Besides the Big Brother factor of having people ordinary citizens spying on each other, I have a lot of reservations about this sort of program. While I have long been an advocate for encouraging citizens to report crime or things of a suspicious nature as an important tool in the fight against terrorism, I feel like this program is another example of an unfortunate over-reliance on technology. Programs that involve citizens work best when the participants actually live in the area and are familiar with what should be going on there. For example, if a strange truck starts parking across the street from a church or synagogue for several days in a row, a local person would know that this is unusual and might think to report it to the authorities. Reporting out of the ordinary occurrences like this can stop a robbery or an act of terrorism before it takes place. Someone sitting at home in another country would not know that the truck doesn’t belong there. They may be able to spot a mugging or someone breaking into a car, but the crime is already being committed. By the time they alert the authorities and help arrives on the scene, the damage will probably have already been done.
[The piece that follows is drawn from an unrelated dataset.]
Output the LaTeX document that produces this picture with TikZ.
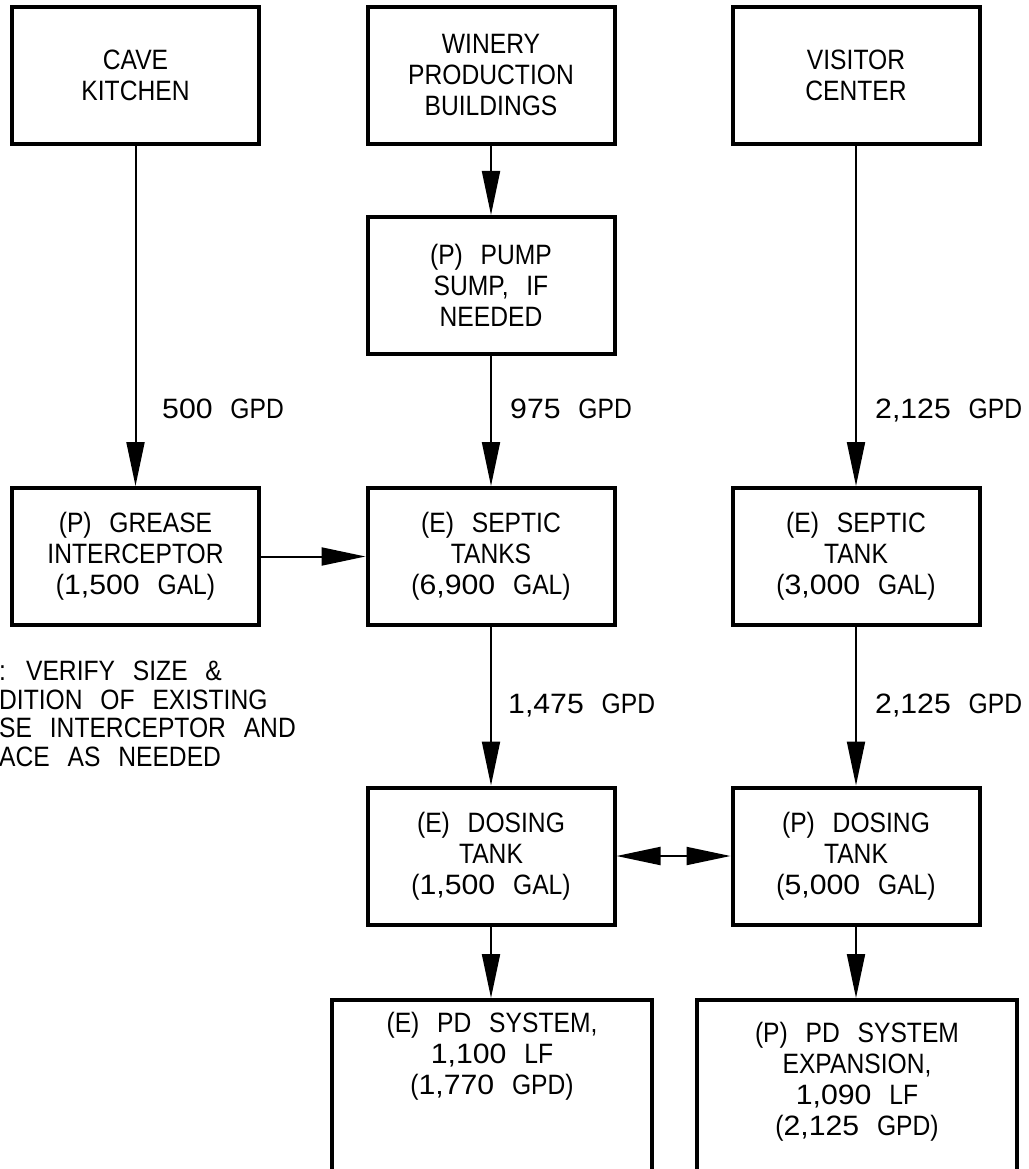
\documentclass[tikz,border=0pt]{standalone}
\usepackage{fontspec}
\setmainfont{Liberation Sans}[FakeStretch=0.88,WordSpace=2.6]
\newfontfamily\digfont{Liberation Sans}[FakeStretch=1.08,WordSpace=2.2]
\newcommand{\nb}[1]{{\digfont #1}}
\usetikzlibrary{arrows.meta}
\begin{document}
\begin{tikzpicture}[x=1pt,y=-1pt,
  box/.style={draw, line width=4pt, minimum width=247pt, minimum height=137pt, align=center,
    font=\fontsize{28}{31}\selectfont, inner sep=0pt},
  txt/.style={align=center, font=\fontsize{28}{31}\selectfont, inner sep=0pt},
  conn/.style={line width=2pt, -{Triangle[length=44pt,width=18pt]}},
  both/.style={line width=2pt, {Triangle[length=44pt,width=18pt]}-{Triangle[length=44pt,width=18pt]}},
  lbl/.style={anchor=base west, font=\fontsize{28}{31}\selectfont, inner sep=0pt}]
\useasboundingbox (0,0) rectangle (1028,1169);
\clip (0,0) rectangle (1028,1169);
\fill[white] (0,0) rectangle (1028,1169);

\node[box] (cave) at (135.5,75.5) {CAVE\\KITCHEN};
\node[box] (winery) at (491,75.5) {WINERY\\PRODUCTION\\BUILDINGS};
\node[box] (visitor) at (856,75.5) {VISITOR\\CENTER};
\node[box] (pump) at (491,285.5) {(P) PUMP\\SUMP, IF\\NEEDED};
\node[box] (grease) at (135.5,556.5) {(P) GREASE\\INTERCEPTOR\\(\nb{1,500} GAL)};
\node[box] (septicE) at (491,556.5) {(E) SEPTIC\\TANKS\\(\nb{6,900} GAL)};
\node[box] (septicR) at (856,556.5) {(E) SEPTIC\\TANK\\(\nb{3,000} GAL)};
\node[box] (dosE) at (491,856) {(E) DOSING\\TANK\\(\nb{1,500} GAL)};
\node[box] (dosP) at (856,856) {(P) DOSING\\TANK\\(\nb{5,000} GAL)};
\node[box, minimum width=320pt, minimum height=300pt, anchor=north] (pdE) at (492,998) {};
\node[txt] (pdEt) at (492,1056) {(E) PD SYSTEM,\\\nb{1,100} LF\\(\nb{1,770} GPD)};
\node[box, minimum width=320pt, minimum height=300pt, anchor=north] (pdP) at (857,998) {};
\node[txt] (pdPt) at (857,1082) {(P) PD SYSTEM\\EXPANSION,\\\nb{1,090} LF\\(\nb{2,125} GPD)};

\draw[conn] (cave) -- (grease);
\draw[conn] (winery) -- (pump);
\draw[conn] (pump) -- (septicE);
\draw[conn] (visitor) -- (septicR);
\draw[conn] (grease) -- (septicE);
\draw[conn] (septicE) -- (dosE);
\draw[conn] (septicR) -- (dosP);
\draw[both] (dosE) -- (dosP);
\draw[conn] (dosE.south) -- (dosE.south |- pdE.north);
\draw[conn] (dosP.south) -- (dosP.south |- pdP.north);

\node[lbl] (l500) at (162,418) {\nb{500} GPD};
\node[lbl] (l975) at (510,418) {\nb{975} GPD};
\node[lbl] (l2125a) at (875,418) {\nb{2,125} GPD};
\node[lbl] (l1475) at (508,713) {\nb{1,475} GPD};
\node[lbl] (l2125b) at (875,713) {\nb{2,125} GPD};

\node[anchor=north west, align=left, inner sep=0pt, font=\fontsize{28}{28.5}\selectfont] (note) at (-1,661)
  {: VERIFY SIZE \&\\DITION OF EXISTING\\SE INTERCEPTOR AND\\ACE AS NEEDED};
\end{tikzpicture}
\end{document}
Additionally, I think that any program that relies on ordinary citizens needs to include a certain amount of education and training. If people know what to look out for and when they should report something to the authorities, there would be a much greater potential for success. In Israel, a lot of crimes are stopped and terrorist attacks are prevented because the citizenry has been trained to be aware of certain behaviors or scenarios and when to report them to the authorities. My concern with the UK program is that if that if you have people who aren’t properly trained, who have a financial incentive to report something, then the system is going to be so flooded with false alarms that it would be useless.
Giving people access to the UK’s extensive CCTV system also has the potential to be abused. If the participants are not going to be screened or supervised in any way, what is going to stop someone from using that access for more nefarious purposes? The feeds are supposed to change constantly to random cameras, but would allowing people access to the system make it easier to get to specific feeds for longer periods of time? What if thieves or terrorists could use the feeds to case a business or government building? That is clearly not a good idea. And if people are getting constantly changing feeds from random cameras, how are they even going to know what they are looking at?
If the UK government wants to engage everyday people in the fight against crime and terrorism, I think neighborhood watch programs would be a much better option. Neighborhood watch programs have been around for decades and are proven to be effective at reducing crime. There is an educational component to the programs which teaches the participants how to monitor their neighborhoods effectively, and they encourage people to take more responsibility for their communities which has benefits that extend beyond crime reduction. Relying on technology that should probably not be generally accessible that will be used by people in a distant country that have no knowledge of the communities that they are policing, is an unnecessarily complex solution to a problem that could better be handled by the people who are actually being affected.